## [Dataset section]
-- BEGIN --

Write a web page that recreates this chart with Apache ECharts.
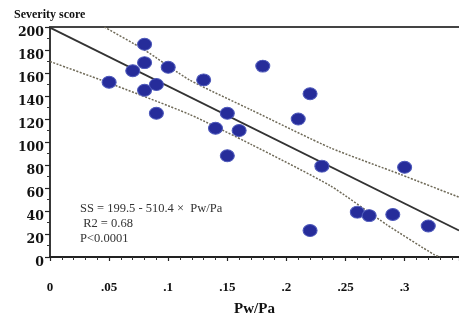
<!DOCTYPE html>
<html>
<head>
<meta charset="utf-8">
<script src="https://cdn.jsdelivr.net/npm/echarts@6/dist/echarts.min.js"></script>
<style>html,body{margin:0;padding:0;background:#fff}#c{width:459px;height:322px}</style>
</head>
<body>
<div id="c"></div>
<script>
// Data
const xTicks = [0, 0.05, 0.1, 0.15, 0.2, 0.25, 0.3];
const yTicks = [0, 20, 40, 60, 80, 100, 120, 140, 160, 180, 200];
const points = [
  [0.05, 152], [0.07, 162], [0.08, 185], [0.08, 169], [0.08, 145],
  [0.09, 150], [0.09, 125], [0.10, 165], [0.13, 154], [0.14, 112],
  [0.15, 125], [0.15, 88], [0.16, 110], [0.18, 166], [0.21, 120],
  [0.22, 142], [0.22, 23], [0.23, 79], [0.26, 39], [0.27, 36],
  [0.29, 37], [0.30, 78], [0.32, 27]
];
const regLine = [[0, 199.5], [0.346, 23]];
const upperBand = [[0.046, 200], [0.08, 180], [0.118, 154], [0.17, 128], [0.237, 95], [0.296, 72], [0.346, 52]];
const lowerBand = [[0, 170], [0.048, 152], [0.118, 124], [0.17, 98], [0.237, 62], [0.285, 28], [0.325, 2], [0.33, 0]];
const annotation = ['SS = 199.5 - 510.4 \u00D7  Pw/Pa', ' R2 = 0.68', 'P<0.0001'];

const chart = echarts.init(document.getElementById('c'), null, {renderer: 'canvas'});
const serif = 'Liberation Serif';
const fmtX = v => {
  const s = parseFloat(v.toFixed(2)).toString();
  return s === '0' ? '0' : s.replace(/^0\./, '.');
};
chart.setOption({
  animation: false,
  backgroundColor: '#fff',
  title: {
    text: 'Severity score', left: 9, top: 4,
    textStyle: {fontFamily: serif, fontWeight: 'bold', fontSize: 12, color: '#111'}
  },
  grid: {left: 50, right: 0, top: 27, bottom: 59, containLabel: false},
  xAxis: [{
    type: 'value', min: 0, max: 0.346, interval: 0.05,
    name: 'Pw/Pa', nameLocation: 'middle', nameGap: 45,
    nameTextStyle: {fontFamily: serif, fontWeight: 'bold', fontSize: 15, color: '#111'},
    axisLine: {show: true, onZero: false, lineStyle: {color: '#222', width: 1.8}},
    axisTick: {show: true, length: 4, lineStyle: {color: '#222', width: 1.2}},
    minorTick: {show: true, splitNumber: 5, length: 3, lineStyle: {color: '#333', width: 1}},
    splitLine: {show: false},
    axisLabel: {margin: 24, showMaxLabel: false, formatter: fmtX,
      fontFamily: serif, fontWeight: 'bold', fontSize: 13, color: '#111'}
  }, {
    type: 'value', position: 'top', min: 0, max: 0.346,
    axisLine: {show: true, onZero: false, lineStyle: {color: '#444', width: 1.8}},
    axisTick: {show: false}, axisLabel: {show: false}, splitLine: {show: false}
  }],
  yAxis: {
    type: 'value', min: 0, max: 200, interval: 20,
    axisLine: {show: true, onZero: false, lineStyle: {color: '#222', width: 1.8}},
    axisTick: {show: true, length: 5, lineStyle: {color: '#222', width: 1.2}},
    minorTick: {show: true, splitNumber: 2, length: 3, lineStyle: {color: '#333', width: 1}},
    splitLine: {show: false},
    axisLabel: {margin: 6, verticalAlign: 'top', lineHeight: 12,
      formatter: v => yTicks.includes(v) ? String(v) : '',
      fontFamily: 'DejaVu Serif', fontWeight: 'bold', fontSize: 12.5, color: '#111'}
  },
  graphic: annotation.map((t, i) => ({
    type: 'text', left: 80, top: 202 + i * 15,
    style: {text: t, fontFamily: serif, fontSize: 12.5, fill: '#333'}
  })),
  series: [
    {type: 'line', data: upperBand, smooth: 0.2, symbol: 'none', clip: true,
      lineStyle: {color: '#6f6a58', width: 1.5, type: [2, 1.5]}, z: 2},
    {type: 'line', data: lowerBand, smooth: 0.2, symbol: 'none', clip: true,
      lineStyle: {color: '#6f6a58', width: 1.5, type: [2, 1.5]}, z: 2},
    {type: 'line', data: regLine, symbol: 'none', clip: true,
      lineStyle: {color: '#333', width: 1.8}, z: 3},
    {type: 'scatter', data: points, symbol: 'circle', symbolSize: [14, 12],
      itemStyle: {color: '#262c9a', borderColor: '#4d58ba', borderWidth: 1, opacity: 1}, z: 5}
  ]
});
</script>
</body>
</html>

-- END --

## [Exercise aim]
Write out, word for word, the lines from the start of the data through the one holding "const annotation = ['SS". Omit pictures.

## [Correct result]
Write a web page that recreates this chart with Apache ECharts.
<!DOCTYPE html>
<html>
<head>
<meta charset="utf-8">
<script src="https://cdn.jsdelivr.net/npm/echarts@6/dist/echarts.min.js"></script>
<style>html,body{margin:0;padding:0;background:#fff}#c{width:459px;height:322px}</style>
</head>
<body>
<div id="c"></div>
<script>
// Data
const xTicks = [0, 0.05, 0.1, 0.15, 0.2, 0.25, 0.3];
const yTicks = [0, 20, 40, 60, 80, 100, 120, 140, 160, 180, 200];
const points = [
  [0.05, 152], [0.07, 162], [0.08, 185], [0.08, 169], [0.08, 145],
  [0.09, 150], [0.09, 125], [0.10, 165], [0.13, 154], [0.14, 112],
  [0.15, 125], [0.15, 88], [0.16, 110], [0.18, 166], [0.21, 120],
  [0.22, 142], [0.22, 23], [0.23, 79], [0.26, 39], [0.27, 36],
  [0.29, 37], [0.30, 78], [0.32, 27]
];
const regLine = [[0, 199.5], [0.346, 23]];
const upperBand = [[0.046, 200], [0.08, 180], [0.118, 154], [0.17, 128], [0.237, 95], [0.296, 72], [0.346, 52]];
const lowerBand = [[0, 170], [0.048, 152], [0.118, 124], [0.17, 98], [0.237, 62], [0.285, 28], [0.325, 2], [0.33, 0]];
const annotation = ['SS = 199.5 - 510.4 \u00D7  Pw/Pa', ' R2 = 0.68', 'P<0.0001'];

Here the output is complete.